The earlier Siri update planned for iOS 26.4 is expected to rely on a Google-developed system known internally as Apple Foundation Models version 10, which Bloomberg says operates at around 1.2 trillion parameters.
Campos would go further. The chatbot is expected to run on a more advanced model, internally referred to as Apple Foundation Models version 11, which is described as comparable to Gemini 3.
In another shift, Apple and Google are reportedly discussing hosting the chatbot on Google’s servers, using specialised tensor processing unit chips. These would differ from Apple’s Private Cloud Compute system, which relies on Apple’s own high-end Mac chips.
Apple pays Google roughly $1 billion a year for access to its AI models. The company is also designing Campos so the underlying models can be swapped out over time, giving Apple the option to move away from Google if it develops or adopts alternatives later.
Apple has also tested the chatbot with Chinese AI models, signalling plans to bring the feature to China, where Apple Intelligence is not yet available.
Rising pressure from OpenAI
The urgency behind Apple’s chatbot push is heightened by OpenAI’s growing ambitions. Bloomberg notes that OpenAI is working toward turning its software into something closer to an AI operating system, while also developing new devices under former Apple design chief Jony Ive.

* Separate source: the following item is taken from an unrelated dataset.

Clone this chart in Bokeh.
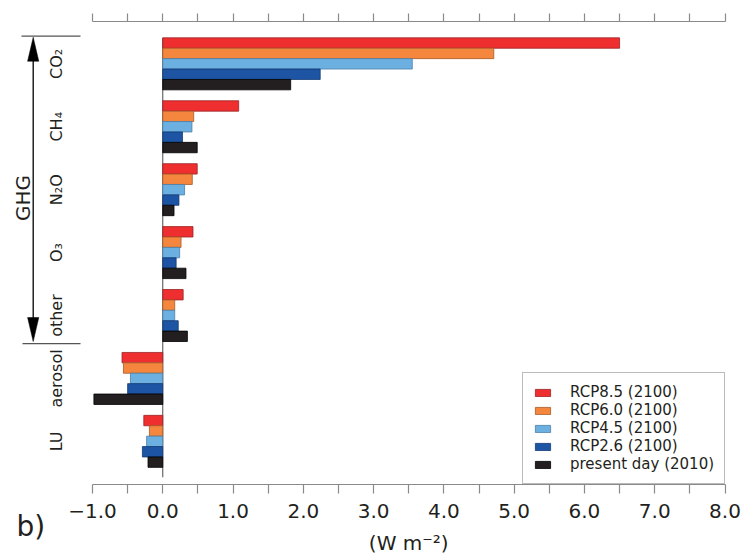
import numpy as np
from bokeh.plotting import figure
from bokeh.models import Range1d, LinearAxis, FixedTicker
from bokeh.core.properties import value
from bokeh.embed import file_html
from bokeh.resources import INLINE

# ---------------- data (W m-2) ----------------
categories = ["CO₂", "CH₄", "N₂O", "O₃", "other", "aerosol", "LU"]
series_names = ["RCP8.5 (2100)", "RCP6.0 (2100)", "RCP4.5 (2100)",
                "RCP2.6 (2100)", "present day (2010)"]
rcp85 = [6.50, 1.08, 0.49, 0.43, 0.29, -0.58, -0.27]
rcp60 = [4.71, 0.44, 0.42, 0.26, 0.17, -0.56, -0.19]
rcp45 = [3.55, 0.415, 0.31, 0.24, 0.17, -0.46, -0.23]
rcp26 = [2.24, 0.28, 0.23, 0.19, 0.22, -0.50, -0.29]
present = [1.82, 0.49, 0.16, 0.33, 0.35, -0.98, -0.21]
ghg_categories = ["CO₂", "CH₄", "N₂O", "O₃", "other"]
x_ticks = [-1, 0, 1, 2, 3, 4, 5, 6, 7, 8]
x_minor_ticks = [-0.5, 0.5, 1.5, 2.5, 3.5, 4.5, 5.5, 6.5, 7.5]
x_label = "(W m⁻²)"
panel_label = "b)"
group_label = "GHG"

series_values = [rcp85, rcp60, rcp45, rcp26, present]
fill_colors = ["#EE2E2F", "#F4863D", "#6CB0E2", "#1D54A4", "#231F20"]
line_colors = ["#9C2224", "#A65A2A", "#4A7FA8", "#123A72", "#000000"]

# ---------------- layout (canvas pixels) ----------------
W, H = 746, 556
AX_L, AX_R = 92.0, 724.5          # pixel positions of x = -1 and x = 8
AX_TOP, AX_BOT = 20.7, 484.0      # pixel rows of top / bottom axis lines
X_MIN, X_MAX = -1.0, 8.0
BAR_PX = 10.4                     # pixel height of one bar
TOP_PAD = 1.6                     # bar units between top axis and first bar
GROUP_PITCH = 6.05                # bar units between group starts
PXX = (AX_R - AX_L) / (X_MAX - X_MIN)
FONT = "DejaVu Sans"
TXT = "#231F20"


def xd(px):
    return X_MIN + (px - AX_L) / PXX


def yd(py):
    return (py - AX_TOP) / BAR_PX


p = figure(width=W, height=H, output_backend="svg", toolbar_location=None,
           x_range=Range1d(xd(0), xd(W)), y_range=Range1d(yd(H), yd(0)),
           y_axis_location=None, x_axis_location="below", min_border=0)
p.outline_line_color = None
p.grid.visible = False
p.background_fill_color = "white"

n_series = len(series_names)
group_tops = [TOP_PAD + g * GROUP_PITCH for g in range(len(categories))]

# zero line
p.segment(x0=[0], y0=[group_tops[0]], x1=[0],
          y1=[group_tops[-1] + n_series + 0.95],
          line_color="#4a4a4a", line_width=1)

for k, (name, vals) in enumerate(zip(series_names, series_values)):
    ys = [t + k + 0.5 for t in group_tops]
    p.hbar(y=ys, left=0, right=vals, height=1.0,
           fill_color=fill_colors[k], line_color=line_colors[k],
           line_width=0.8, legend_label=name)


# ---------------- axes ----------------
def style_axis(a):
    a.bounds = (X_MIN, X_MAX)
    a.ticker = FixedTicker(ticks=x_ticks, minor_ticks=x_minor_ticks)
    a.axis_line_color = "#8a8a8a"
    a.axis_line_width = 1.2
    a.major_tick_line_color = "#8a8a8a"
    a.minor_tick_line_color = "#8a8a8a"
    a.major_tick_line_width = 1.2
    a.minor_tick_line_width = 1.2
    a.major_tick_in = 0
    a.minor_tick_in = 0


ax = p.xaxis[0]
style_axis(ax)
ax.fixed_location = yd(AX_BOT)
ax.major_tick_out = 9
ax.minor_tick_out = 9
ax.major_label_overrides = {t: f"{t:.1f}".replace("-", "−") for t in x_ticks}
ax.major_label_text_font = FONT
ax.major_label_text_font_size = "20px"
ax.major_label_text_color = TXT
ax.major_label_standoff = 10

top = LinearAxis()
style_axis(top)
top.fixed_location = yd(AX_TOP)
top.major_tick_out = 8
top.minor_tick_out = 8
top.major_label_overrides = {t: "" for t in x_ticks}
p.add_layout(top, "above")

# ---------------- legend ----------------
lg = p.legend[0]
lg.location = (522, H - AX_BOT)
lg.margin = 0
lg.padding = 10
lg.spacing = 0
lg.label_height = 18
lg.glyph_height = 9
lg.glyph_width = 19
lg.label_standoff = 18
lg.label_text_font = FONT
lg.label_text_font_size = "15px"
lg.label_text_color = TXT
lg.border_line_color = "#777777"
lg.border_line_width = 1
lg.background_fill_color = "white"
lg.background_fill_alpha = 1

# ---------------- left annotations ----------------
p.text(x=[xd(56)] * len(categories),
       y=[t + n_series / 2 for t in group_tops], text=categories,
       angle=np.pi / 2, text_align="center", text_baseline="middle",
       text_font=value(FONT), text_font_size="16px", text_color=TXT)

ghg_top = yd(35.7)
ghg_bot = group_tops[len(ghg_categories) - 1] + n_series + 0.2
p.segment(x0=[xd(21), xd(22)], y0=[ghg_top, ghg_bot],
          x1=[xd(80), xd(80)], y1=[ghg_top, ghg_bot],
          line_color="#555555", line_width=1.2)
ax_x = xd(32.7)
hw = 5.6 / PXX
hl = 24 / BAR_PX
p.segment(x0=[ax_x], y0=[ghg_top + 1.0], x1=[ax_x], y1=[ghg_bot - 1.0],
          line_color="black", line_width=1.3)
p.patches(xs=[[ax_x, ax_x - hw, ax_x + hw], [ax_x, ax_x - hw, ax_x + hw]],
          ys=[[ghg_top + 0.1, ghg_top + 0.1 + hl, ghg_top + 0.1 + hl],
              [ghg_bot - 0.2, ghg_bot - 0.2 - hl, ghg_bot - 0.2 - hl]],
          fill_color="black", line_color="black", line_width=0.5)

p.text(x=[xd(22.5)], y=[yd(197.5)], text=[group_label], angle=np.pi / 2,
       text_align="center", text_baseline="middle", text_font=value(FONT),
       text_font_size="20px", text_color=TXT)

p.text(x=[xd(16)], y=[yd(526)], text=[panel_label], text_align="left",
       text_baseline="middle", text_font=value(FONT),
       text_font_size="28px", text_color=TXT)
p.text(x=[(X_MIN + X_MAX) / 2], y=[yd(542)], text=[x_label],
       text_align="center", text_baseline="middle",
       text_font=value(FONT), text_font_size="20px", text_color=TXT)

open("out.html", "w").write(file_html(p, INLINE))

OpenAI has also hired dozens of former Apple engineers in recent months, a move that has reportedly unsettled Apple executives. Combined with OpenAI’s scale and pace, this has raised concerns inside Apple about a future competitor encroaching on its core business.
Leadership changes behind the shift
The chatbot effort follows changes at the top of Apple’s AI organisation. Bloomberg reports that longtime AI chief John Giannandrea was removed from his role in December, with Federighi taking tighter control over AI development.
Apple has also hired Amar Subramanya as a vice president of AI reporting to Federighi. Subramanya previously worked on Gemini at Google, reinforcing the sense that Apple is drawing more directly from external AI expertise as it reworks Siri.
Apple’s Siri chatbot is a re-calibration
Taken together, Apple’s chatbot plans suggest less of a sudden leap forward and more of a re-calibration. The company is moving toward the interface users now expect, while still trying to preserve its focus on system integration and privacy.
The result is a hybrid approach: a chat-style assistant built into the operating system, powered largely by external models, and shaped by Apple’s constraints rather than Silicon Valley hype.
Whether that balance is enough to close the gap with rivals remains an open question. What is clear is that Apple no longer sees avoiding chatbots as a viable option.